Celui qui voudrait montrer les douches de fortune, les lessives dans des bassines, les scènes de vie quotidiennes en somme, déplore la volonté de la communication de vouloir « montrer l’armée telle que les hauts gradés voudraient qu’elle soit vue, plutôt que telle qu’elle est. » Il évoque également les interviews coupées par l’officier communication, qui crispe et ferme l’interlocuteur : « il [le militaire] était en train de me parler de son ressenti humain, ce qu’il avait vécu sur un convoi, l’IED qui touche le camion devant lui, qui blesse… et l’off com l’a coupé. » Pour ne pas être bridé dans sa « recherche du côté humain, plus que du langage militaire », il demande maintenant à ce que l’officier de communication n’intervienne plus lors de l’interview. Franck rappelle que « la plupart des militaires sont conscients du métier qu’ils font », connaissent un minimum les règles de sécurité et ne vont pas mentir ou raconter ce qu’ils ne devraient pas. La communication avec les journalistes fait de toute façon partie de la préparation opérationnelle du militaire. Enfin, même s’il expose une information par mégarde, Franck assure que le rôle du journaliste n’est pas d’appuyer sur cette erreur.

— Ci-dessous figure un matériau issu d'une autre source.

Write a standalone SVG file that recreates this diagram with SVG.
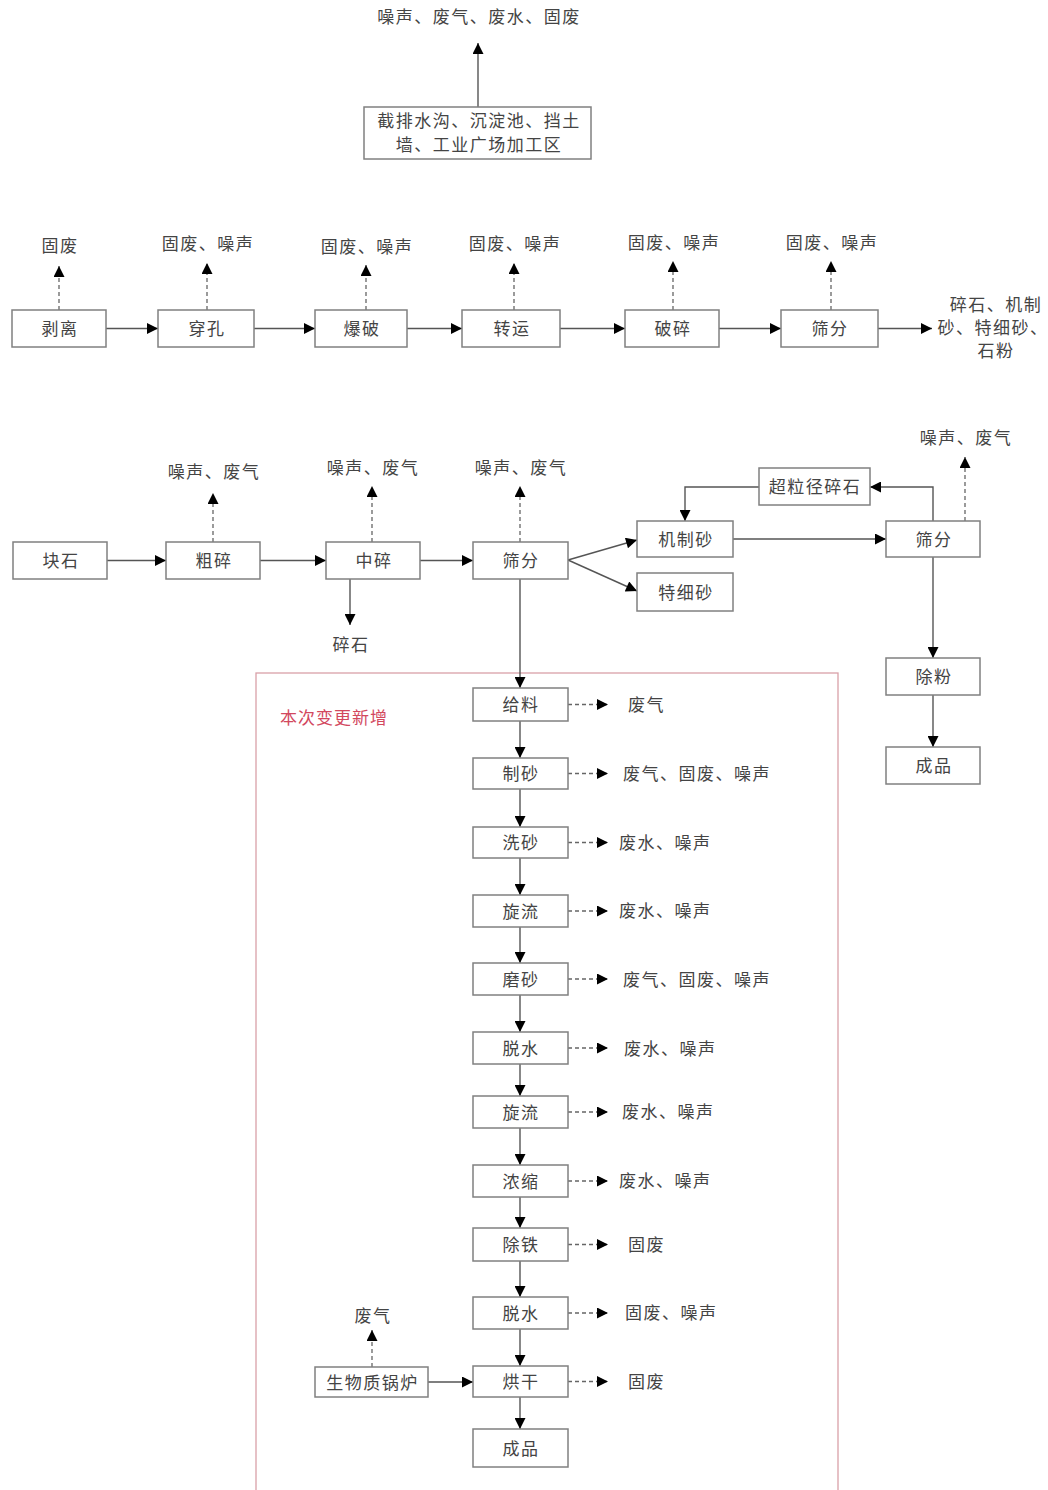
<svg xmlns="http://www.w3.org/2000/svg" width="1048" height="1490" viewBox="0 0 1048 1490">
<style>
.box{fill:#fff;stroke:#808080;stroke-width:1.5}
.t{font-family:"Noto Sans CJK SC","Noto Sans",sans-serif;font-size:17px;letter-spacing:1.5px;fill:#444;text-anchor:middle;dominant-baseline:central}
.l{font-family:"Noto Sans CJK SC","Noto Sans",sans-serif;font-size:17px;letter-spacing:1.5px;fill:#444;text-anchor:start;dominant-baseline:central}
.s{fill:none;stroke:#555;stroke-width:1.4}
.d{fill:none;stroke:#666;stroke-width:1.3;stroke-dasharray:4,3}
.red{fill:none;stroke:#d9a0a8;stroke-width:1.3}
.rt{font-family:"Noto Sans CJK SC","Noto Sans",sans-serif;font-size:17px;letter-spacing:1px;fill:#d2485e;text-anchor:start;dominant-baseline:central}
</style>
<defs>
<marker id="a" viewBox="0 0 10 10" refX="10" refY="5" markerUnits="userSpaceOnUse" markerWidth="15" markerHeight="11" orient="auto">
<path d="M0,0 L10,5 L0,10 z" fill="#000"/>
</marker>
</defs>
<rect width="1048" height="1490" fill="#fff"/>

<g id="newarea">
<rect class="red" x="256" y="673" width="582" height="830"/>
<text class="rt" x="280" y="716">本次变更新增</text>
</g>

<g id="connectors">
<line class="s" x1="478" y1="107" x2="478" y2="43" marker-end="url(#a)"/>
<line class="s" x1="106" y1="328.5" x2="158" y2="328.5" marker-end="url(#a)"/>
<line class="s" x1="254" y1="328.5" x2="315" y2="328.5" marker-end="url(#a)"/>
<line class="s" x1="407" y1="328.5" x2="462" y2="328.5" marker-end="url(#a)"/>
<line class="s" x1="560" y1="328.5" x2="625" y2="328.5" marker-end="url(#a)"/>
<line class="s" x1="719" y1="328.5" x2="781" y2="328.5" marker-end="url(#a)"/>
<line class="s" x1="878" y1="328.5" x2="932" y2="328.5" marker-end="url(#a)"/>
<line class="d" x1="59" y1="310" x2="59" y2="266" marker-end="url(#a)"/>
<line class="d" x1="207" y1="310" x2="207" y2="263" marker-end="url(#a)"/>
<line class="d" x1="366" y1="310" x2="366" y2="265" marker-end="url(#a)"/>
<line class="d" x1="514" y1="310" x2="514" y2="263" marker-end="url(#a)"/>
<line class="d" x1="673" y1="310" x2="673" y2="261" marker-end="url(#a)"/>
<line class="d" x1="831" y1="310" x2="831" y2="261" marker-end="url(#a)"/>
<line class="s" x1="107" y1="560.5" x2="166" y2="560.5" marker-end="url(#a)"/>
<line class="s" x1="260" y1="560.5" x2="326" y2="560.5" marker-end="url(#a)"/>
<line class="s" x1="420" y1="560.5" x2="473" y2="560.5" marker-end="url(#a)"/>
<line class="d" x1="213" y1="542" x2="213" y2="493" marker-end="url(#a)"/>
<line class="d" x1="372" y1="542" x2="372" y2="486" marker-end="url(#a)"/>
<line class="d" x1="520" y1="542" x2="520" y2="486" marker-end="url(#a)"/>
<line class="s" x1="350" y1="579" x2="350" y2="625" marker-end="url(#a)"/>
<line class="s" x1="568" y1="560" x2="637" y2="540" marker-end="url(#a)"/>
<line class="s" x1="568" y1="560" x2="637" y2="591" marker-end="url(#a)"/>
<line class="s" x1="733" y1="539" x2="886" y2="539" marker-end="url(#a)"/>
<polyline class="s" points="933,521 933,487 870,487" marker-end="url(#a)"/>
<polyline class="s" points="759,487 685,487 685,521" marker-end="url(#a)"/>
<line class="d" x1="965" y1="521" x2="965" y2="457" marker-end="url(#a)"/>
<line class="s" x1="933" y1="557" x2="933" y2="658" marker-end="url(#a)"/>
<line class="s" x1="933" y1="695" x2="933" y2="747" marker-end="url(#a)"/>
<line class="s" x1="520" y1="579" x2="520" y2="688" marker-end="url(#a)"/>
<line class="s" x1="520" y1="721" x2="520" y2="758" marker-end="url(#a)"/>
<line class="s" x1="520" y1="789" x2="520" y2="827" marker-end="url(#a)"/>
<line class="s" x1="520" y1="858" x2="520" y2="895" marker-end="url(#a)"/>
<line class="s" x1="520" y1="927" x2="520" y2="963" marker-end="url(#a)"/>
<line class="s" x1="520" y1="995" x2="520" y2="1032" marker-end="url(#a)"/>
<line class="s" x1="520" y1="1064" x2="520" y2="1096" marker-end="url(#a)"/>
<line class="s" x1="520" y1="1128" x2="520" y2="1165" marker-end="url(#a)"/>
<line class="s" x1="520" y1="1197" x2="520" y2="1228" marker-end="url(#a)"/>
<line class="s" x1="520" y1="1261" x2="520" y2="1297" marker-end="url(#a)"/>
<line class="s" x1="520" y1="1329" x2="520" y2="1366" marker-end="url(#a)"/>
<line class="s" x1="520" y1="1397" x2="520" y2="1429" marker-end="url(#a)"/>
<line class="s" x1="428" y1="1382" x2="473" y2="1382" marker-end="url(#a)"/>
<line class="d" x1="372" y1="1367" x2="372" y2="1330" marker-end="url(#a)"/>
<line class="d" x1="568" y1="704.5" x2="608" y2="704.5" marker-end="url(#a)"/>
<line class="d" x1="568" y1="773.5" x2="608" y2="773.5" marker-end="url(#a)"/>
<line class="d" x1="568" y1="842.5" x2="608" y2="842.5" marker-end="url(#a)"/>
<line class="d" x1="568" y1="911" x2="608" y2="911" marker-end="url(#a)"/>
<line class="d" x1="568" y1="979" x2="608" y2="979" marker-end="url(#a)"/>
<line class="d" x1="568" y1="1048" x2="608" y2="1048" marker-end="url(#a)"/>
<line class="d" x1="568" y1="1112" x2="608" y2="1112" marker-end="url(#a)"/>
<line class="d" x1="568" y1="1181" x2="608" y2="1181" marker-end="url(#a)"/>
<line class="d" x1="568" y1="1244.5" x2="608" y2="1244.5" marker-end="url(#a)"/>
<line class="d" x1="568" y1="1313" x2="608" y2="1313" marker-end="url(#a)"/>
<line class="d" x1="568" y1="1381.5" x2="608" y2="1381.5" marker-end="url(#a)"/>
</g>

<g id="labels">
<text class="t" x="479" y="15">噪声、废气、废水、固废</text>
<text class="t" x="60" y="244">固废</text>
<text class="t" x="208" y="242">固废、噪声</text>
<text class="t" x="367" y="245">固废、噪声</text>
<text class="t" x="515" y="242">固废、噪声</text>
<text class="t" x="674" y="241">固废、噪声</text>
<text class="t" x="832" y="241">固废、噪声</text>
<text class="t" x="996" y="303">碎石、机制</text>
<text class="t" x="993" y="326">砂、特细砂、</text>
<text class="t" x="996" y="349">石粉</text>
<text class="t" x="214" y="470">噪声、废气</text>
<text class="t" x="373" y="466">噪声、废气</text>
<text class="t" x="521" y="466">噪声、废气</text>
<text class="t" x="966" y="436">噪声、废气</text>
<text class="t" x="351" y="643">碎石</text>
<text class="l" x="628" y="703">废气</text>
<text class="l" x="623" y="772">废气、固废、噪声</text>
<text class="l" x="619" y="841">废水、噪声</text>
<text class="l" x="619" y="909">废水、噪声</text>
<text class="l" x="623" y="978">废气、固废、噪声</text>
<text class="l" x="624" y="1047">废水、噪声</text>
<text class="l" x="622" y="1110">废水、噪声</text>
<text class="l" x="619" y="1179">废水、噪声</text>
<text class="l" x="628" y="1243">固废</text>
<text class="l" x="625" y="1311">固废、噪声</text>
<text class="l" x="628" y="1380">固废</text>
<text class="t" x="373" y="1314">废气</text>
</g>

<g id="n-top"><rect class="box" x="364" y="107" width="227" height="52"/><text class="t" x="479" y="119">截排水沟、沉淀池、挡土</text><text class="t" x="479" y="143">墙、工业广场加工区</text></g>
<g id="n-boli"><rect class="box" x="12" y="310" width="94" height="37"/><text class="t" x="60" y="327.5">剥离</text></g>
<g id="n-chuankong"><rect class="box" x="158" y="310" width="96" height="37"/><text class="t" x="207" y="327.5">穿孔</text></g>
<g id="n-baopo"><rect class="box" x="315" y="310" width="92" height="37"/><text class="t" x="362" y="327.5">爆破</text></g>
<g id="n-zhuanyun"><rect class="box" x="462" y="310" width="98" height="37"/><text class="t" x="512" y="327.5">转运</text></g>
<g id="n-posui"><rect class="box" x="625" y="310" width="94" height="37"/><text class="t" x="673" y="327.5">破碎</text></g>
<g id="n-shaifen1"><rect class="box" x="781" y="310" width="97" height="37"/><text class="t" x="830" y="327.5">筛分</text></g>

<g id="n-kuaishi"><rect class="box" x="13" y="542" width="94" height="37"/><text class="t" x="61" y="559.5">块石</text></g>
<g id="n-cusui"><rect class="box" x="166" y="542" width="94" height="37"/><text class="t" x="214" y="559.5">粗碎</text></g>
<g id="n-zhongsui"><rect class="box" x="326" y="542" width="94" height="37"/><text class="t" x="374" y="559.5">中碎</text></g>
<g id="n-shaifen2"><rect class="box" x="473" y="542" width="95" height="37"/><text class="t" x="521" y="559.5">筛分</text></g>
<g id="n-jizhisha"><rect class="box" x="637" y="521" width="96" height="36"/><text class="t" x="686" y="538">机制砂</text></g>
<g id="n-texisha"><rect class="box" x="637" y="573" width="96" height="38"/><text class="t" x="686" y="591">特细砂</text></g>
<g id="n-chaolijing"><rect class="box" x="759" y="468" width="111" height="37"/><text class="t" x="815" y="485.5">超粒径碎石</text></g>
<g id="n-shaifen3"><rect class="box" x="886" y="521" width="94" height="36"/><text class="t" x="934" y="538">筛分</text></g>
<g id="n-chufen"><rect class="box" x="886" y="658" width="94" height="37"/><text class="t" x="934" y="675.5">除粉</text></g>
<g id="n-chengpin1"><rect class="box" x="886" y="747" width="94" height="37"/><text class="t" x="934" y="764.5">成品</text></g>

<g id="n-geiliao"><rect class="box" x="473" y="688" width="95" height="33"/><text class="t" x="521" y="703.5">给料</text></g>
<g id="n-zhisha"><rect class="box" x="473" y="758" width="95" height="31"/><text class="t" x="521" y="772.5">制砂</text></g>
<g id="n-xisha"><rect class="box" x="473" y="827" width="95" height="31"/><text class="t" x="521" y="841.5">洗砂</text></g>
<g id="n-xuanliu1"><rect class="box" x="473" y="895" width="95" height="32"/><text class="t" x="521" y="910">旋流</text></g>
<g id="n-mosha"><rect class="box" x="473" y="963" width="95" height="32"/><text class="t" x="521" y="978">磨砂</text></g>
<g id="n-tuoshui1"><rect class="box" x="473" y="1032" width="95" height="32"/><text class="t" x="521" y="1047">脱水</text></g>
<g id="n-xuanliu2"><rect class="box" x="473" y="1096" width="95" height="32"/><text class="t" x="521" y="1111">旋流</text></g>
<g id="n-nongsuo"><rect class="box" x="473" y="1165" width="95" height="32"/><text class="t" x="521" y="1180">浓缩</text></g>
<g id="n-chutie"><rect class="box" x="473" y="1228" width="95" height="33"/><text class="t" x="521" y="1243.5">除铁</text></g>
<g id="n-tuoshui2"><rect class="box" x="473" y="1297" width="95" height="32"/><text class="t" x="521" y="1312">脱水</text></g>
<g id="n-honggan"><rect class="box" x="473" y="1366" width="95" height="31"/><text class="t" x="521" y="1380.5">烘干</text></g>
<g id="n-chengpin2"><rect class="box" x="473" y="1429" width="95" height="38"/><text class="t" x="521" y="1447">成品</text></g>
<g id="n-guolu"><rect class="box" x="315" y="1367" width="113" height="30"/><text class="t" x="372.5" y="1381">生物质锅炉</text></g>
</svg>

Dernier conseil à un jeune journaliste
Le conseil est simple pour le jeune reporter qui voudrait se spécialiser dans le milieu de la Défense : « s’il a envie, il faut y aller ! », résume Franck. Il faut avoir l’envie de raconter, il faut le faire avec enthousiasme pour le faire bien, et se lancer, « surtout que l’Institution est plutôt accueillante. » Dans ce milieu, le spectre des sujets est en plus très large, et passionnant : les terrains en opérations extérieures, les industries, les familles, comment fonctionne un siège éjectable, comment Dassault design un Rafale, comment l’arrivée du Glock est perçue par les régiments… Les sujets sont nombreux, les interlocuteurs en général ouverts, mais il ne faut pas faire ça pour l’argent ni pour le confort de travail. « C’est un beau métier, à condition de vouloir le faire et d’avoir l’enthousiasme de se lever chaque matin pour ça », conclut Franck.